Moreover, the jury was not instructed, nor was there a request that they be instructed, as to participation. What’s more, the State did not make the argument, in its closing argument, that appellant was engaged in the criminal enterprise. There is, then, absolutely no basis for the State’s argument on appeal. We gather from the argument that the State chose to make on appeal that it recognizes it as the only basis upon which the evidence presented is capable of being made sufficient.
The evidence bearing on what appellant possessed, if anything, was the testimony of Officer Edwards. All her testimony proved was that appellant gave Carr some money and that Carr reached inside a brown paper bag and gave appellant an item from a brown paper bag. She did not testify concerning what the item was or even whether it *193was a single item or more than one. To be sure the evidence shows that the only substances found in the brown paper bag were heroin and cocaine and, thus, it could be inferred that appellant possessed either heroin or cocaine, but that does not suffice to prove which of them, or whether he possessed both. As to that, we can only speculate. Even in the light most favorable to the State, no rational juror could find beyond a reasonable doubt, on these facts, that appellant possessed heroin and cocaine. Jackson v. Virginia, 443 U.S. 307, 319, 99 S.Ct. 2781, 2789, 61 L.Ed.2d 560 (1979). The motion for judgments of acquittal should have been granted.
In view of our resolution of the sufficiency issue, we need not address the merger question.
JUDGMENTS REVERSED.
COSTS TO BE PAID BY MAYOR AND CITY COUNCIL OF BALTIMORE.
. Counts 1 and 3 charged possession with intent to distribute heroin and cocaine, respectively. Counts 2 and 4 charged the simple possession of those substances. Remaining counts charged appellant and Carr with various conspiracies.
. That section provides:
(a) Generally.—A defendant may move for judgment of acquittal on one or more counts, or on one or more degrees of an offense which by law is divided into degrees, at the close of the evidence offered by the State and, in a jury trial, at the close of all the evidence. The defendant shall state with particularity all reasons why the motion should be granted. No objection to the motion for judgment of acquittal shall be necessary. A defendant does not waive the right to make the motion by introducing evidence during presentation of the State’s case.

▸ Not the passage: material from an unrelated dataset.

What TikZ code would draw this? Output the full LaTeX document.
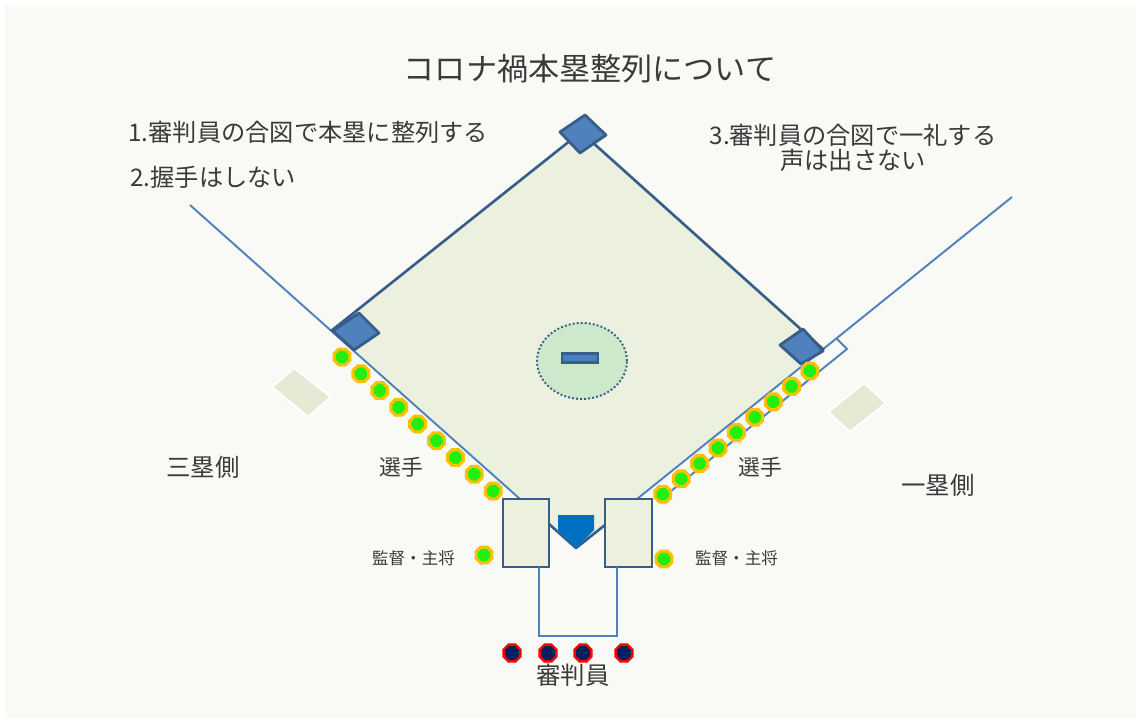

. The trial court’s response to the argument was:
Well, we just don’t know. We just don’t know. So to some extent there’s some speculation, guesswork, as to whether he received one item or both items. It’s certainly enough evidence for the jury that he received a drug that was illegal. So the question is does the defendant walk as a matter of law because the State can’t pinpoint which of the two illegal drugs he received.
******
Well, you [the prosecutor] don’t seem to have a response. But I’ll give you my response. If the evidence is sufficient to prove that the defendant received an illegal drug, I’m not going to say that he walks because the State can't prove which of the two illegal drugs he received, if the jury finds he received an illegal drug, if the jury finds that he received both illegal drugs. Even if the evidence is insufficient to prove he received two items, but it’s sufficient that he received only one, he's not going to walk in this court until an appellate court tells me that he walks because that’s just such a gross injustice in permitting someone to escape on that kind of theory. I haven’t had a chance to research. I will not have a chance to research that before the end of the trial before a decision is made. But I’m not letting him walk on that ground because there is something obviously grossly unjust in that theory. If the jury convicts him of both, I'll just make it concurrent.
What comes through most clearly in this ruling is the extent to which the court recognized that the State had not proven which of the two drugs, if either, appellant possessed and that the court, by denying the motion, permitted the jury to speculate.